**JOB**: Type out the data exactly as given. Skip any image.

**PROVIDED MATERIAL**:
* * * * * * *

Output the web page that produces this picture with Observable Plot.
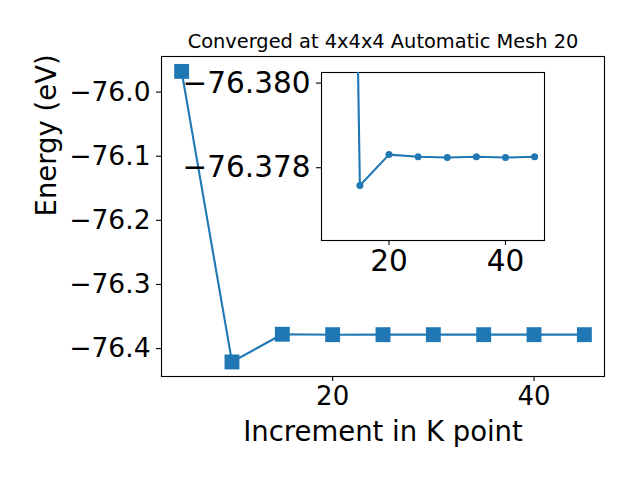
<!DOCTYPE html>
<html><head><meta charset="utf-8">
<script src="https://cdn.jsdelivr.net/npm/d3@7"></script>
<script src="https://cdn.jsdelivr.net/npm/@observablehq/plot@0.6"></script>
<style>
body{margin:0;background:white}
#wrap{position:relative;width:640px;height:480px}
#wrap svg{position:absolute;left:0;top:0}
</style>
</head><body><div id="wrap"></div>
<script>
const kpoints = [5, 10, 15, 20, 25, 30, 35, 40, 45];
const energies = [-75.9677, -76.4208, -76.37758, -76.37831, -76.37826, -76.37824, -76.37826, -76.37824, -76.37826];
const insetKpoints = [10, 15, 20, 25, 30, 35, 40, 45];
const mainXTicks = [20, 40];
const mainYTicks = [-76.0, -76.1, -76.2, -76.3, -76.4];
const insetXTicks = [20, 40];
const insetYTicks = [-76.380, -76.378];
const titleText = "Converged at 4x4x4 Automatic Mesh 20";
const xLabel = "Increment in K point";
const yLabel = "Energy (eV)";

const data = kpoints.map((k, i) => ({k, e: energies[i]}));
const insetData = data.filter(d => insetKpoints.includes(d.k));
const minus = s => s.replace("-", "\u2212");
const blue = "#1f77b4";
const font = "'DejaVu Sans', sans-serif";

const main = Plot.plot({
  width: 640, height: 480,
  marginLeft: 161, marginRight: 36, marginTop: 56, marginBottom: 104,
  style: {fontFamily: font, background: "transparent", color: "black", overflow: "visible"},
  x: {domain: [3, 47]},
  y: {domain: [-76.4435, -75.9445]},
  marks: [
    Plot.frame({stroke: "black", strokeWidth: 1.1}),
    Plot.axisX({ticks: mainXTicks, tickSize: 5, tickPadding: 5, fontSize: 26, label: null, tickFormat: d => String(d), strokeWidth: 1.1}),
    Plot.axisY({ticks: mainYTicks, tickSize: 5, tickPadding: 6, fontSize: 26.5, label: null, tickFormat: d => minus(d.toFixed(1)), strokeWidth: 1.1}),
    Plot.line(data, {x: "k", y: "e", stroke: blue, strokeWidth: 2.1}),
    Plot.dot(data, {x: "k", y: "e", symbol: "square", r: 8.4, fill: blue, stroke: null}),
    Plot.text([titleText], {text: d => d, frameAnchor: "top", lineAnchor: "bottom", dy: -8.7, fontSize: 19.4}),
    Plot.text([xLabel], {text: d => d, frameAnchor: "bottom", lineAnchor: "bottom", dy: 64, fontSize: 27.5}),
    Plot.text([yLabel], {text: d => d, frameAnchor: "left", rotate: -90, dx: -114.6, fontSize: 27.5})
  ]
});

const inset = Plot.plot({
  width: 640, height: 480,
  marginLeft: 321, marginRight: 96, marginTop: 72, marginBottom: 240,
  style: {fontFamily: font, background: "transparent", color: "black", overflow: "visible", pointerEvents: "none"},
  x: {domain: [8.41, 46.7]},
  y: {domain: [-76.38025, -76.37628], reverse: true},
  marks: [
    Plot.frame({stroke: "black", strokeWidth: 1.1}),
    Plot.axisX({ticks: insetXTicks, tickSize: 5, tickPadding: 5, fontSize: 29.5, label: null, tickFormat: d => String(d), strokeWidth: 1.1}),
    Plot.axisY({ticks: insetYTicks, tickSize: 5, tickPadding: 6, fontSize: 29.5, label: null, tickFormat: d => minus(d.toFixed(3)), strokeWidth: 1.1}),
    Plot.line(insetData, {x: "k", y: "e", stroke: blue, strokeWidth: 2.1, clip: true}),
    Plot.dot(insetData, {x: "k", y: "e", r: 3.5, fill: blue, stroke: null, clip: true})
  ]
});

const wrap = document.getElementById("wrap");
wrap.appendChild(main);
wrap.appendChild(inset);
</script>
</body></html>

* * * * * * *

**WRITTEN SOLUTION**:
Output the web page that produces this picture with Observable Plot.
<!DOCTYPE html>
<html><head><meta charset="utf-8">
<script src="https://cdn.jsdelivr.net/npm/d3@7"></script>
<script src="https://cdn.jsdelivr.net/npm/@observablehq/plot@0.6"></script>
<style>
body{margin:0;background:white}
#wrap{position:relative;width:640px;height:480px}
#wrap svg{position:absolute;left:0;top:0}
</style>
</head><body><div id="wrap"></div>
<script>
const kpoints = [5, 10, 15, 20, 25, 30, 35, 40, 45];
const energies = [-75.9677, -76.4208, -76.37758, -76.37831, -76.37826, -76.37824, -76.37826, -76.37824, -76.37826];
const insetKpoints = [10, 15, 20, 25, 30, 35, 40, 45];
const mainXTicks = [20, 40];
const mainYTicks = [-76.0, -76.1, -76.2, -76.3, -76.4];
const insetXTicks = [20, 40];
const insetYTicks = [-76.380, -76.378];
const titleText = "Converged at 4x4x4 Automatic Mesh 20";
const xLabel = "Increment in K point";
const yLabel = "Energy (eV)";

const data = kpoints.map((k, i) => ({k, e: energies[i]}));
const insetData = data.filter(d => insetKpoints.includes(d.k));
const minus = s => s.replace("-", "\u2212");
const blue = "#1f77b4";
const font = "'DejaVu Sans', sans-serif";

const main = Plot.plot({
  width: 640, height: 480,
  marginLeft: 161, marginRight: 36, marginTop: 56, marginBottom: 104,
  style: {fontFamily: font, background: "transparent", color: "black", overflow: "visible"},
  x: {domain: [3, 47]},
  y: {domain: [-76.4435, -75.9445]},
  marks: [
    Plot.frame({stroke: "black", strokeWidth: 1.1}),
    Plot.axisX({ticks: mainXTicks, tickSize: 5, tickPadding: 5, fontSize: 26, label: null, tickFormat: d => String(d), strokeWidth: 1.1}),
    Plot.axisY({ticks: mainYTicks, tickSize: 5, tickPadding: 6, fontSize: 26.5, label: null, tickFormat: d => minus(d.toFixed(1)), strokeWidth: 1.1}),
    Plot.line(data, {x: "k", y: "e", stroke: blue, strokeWidth: 2.1}),
    Plot.dot(data, {x: "k", y: "e", symbol: "square", r: 8.4, fill: blue, stroke: null}),
    Plot.text([titleText], {text: d => d, frameAnchor: "top", lineAnchor: "bottom", dy: -8.7, fontSize: 19.4}),
    Plot.text([xLabel], {text: d => d, frameAnchor: "bottom", lineAnchor: "bottom", dy: 64, fontSize: 27.5}),
    Plot.text([yLabel], {text: d => d, frameAnchor: "left", rotate: -90, dx: -114.6, fontSize: 27.5})
  ]
});

const inset = Plot.plot({
  width: 640, height: 480,
  marginLeft: 321, marginRight: 96, marginTop: 72, marginBottom: 240,
  style: {fontFamily: font, background: "transparent", color: "black", overflow: "visible", pointerEvents: "none"},
  x: {domain: [8.41, 46.7]},
  y: {domain: [-76.38025, -76.37628], reverse: true},
  marks: [
    Plot.frame({stroke: "black", strokeWidth: 1.1}),
    Plot.axisX({ticks: insetXTicks, tickSize: 5, tickPadding: 5, fontSize: 29.5, label: null, tickFormat: d => String(d), strokeWidth: 1.1}),
    Plot.axisY({ticks: insetYTicks, tickSize: 5, tickPadding: 6, fontSize: 29.5, label: null, tickFormat: d => minus(d.toFixed(3)), strokeWidth: 1.1}),
    Plot.line(insetData, {x: "k", y: "e", stroke: blue, strokeWidth: 2.1, clip: true}),
    Plot.dot(insetData, {x: "k", y: "e", r: 3.5, fill: blue, stroke: null, clip: true})
  ]
});

const wrap = document.getElementById("wrap");
wrap.appendChild(main);
wrap.appendChild(inset);
</script>
</body></html>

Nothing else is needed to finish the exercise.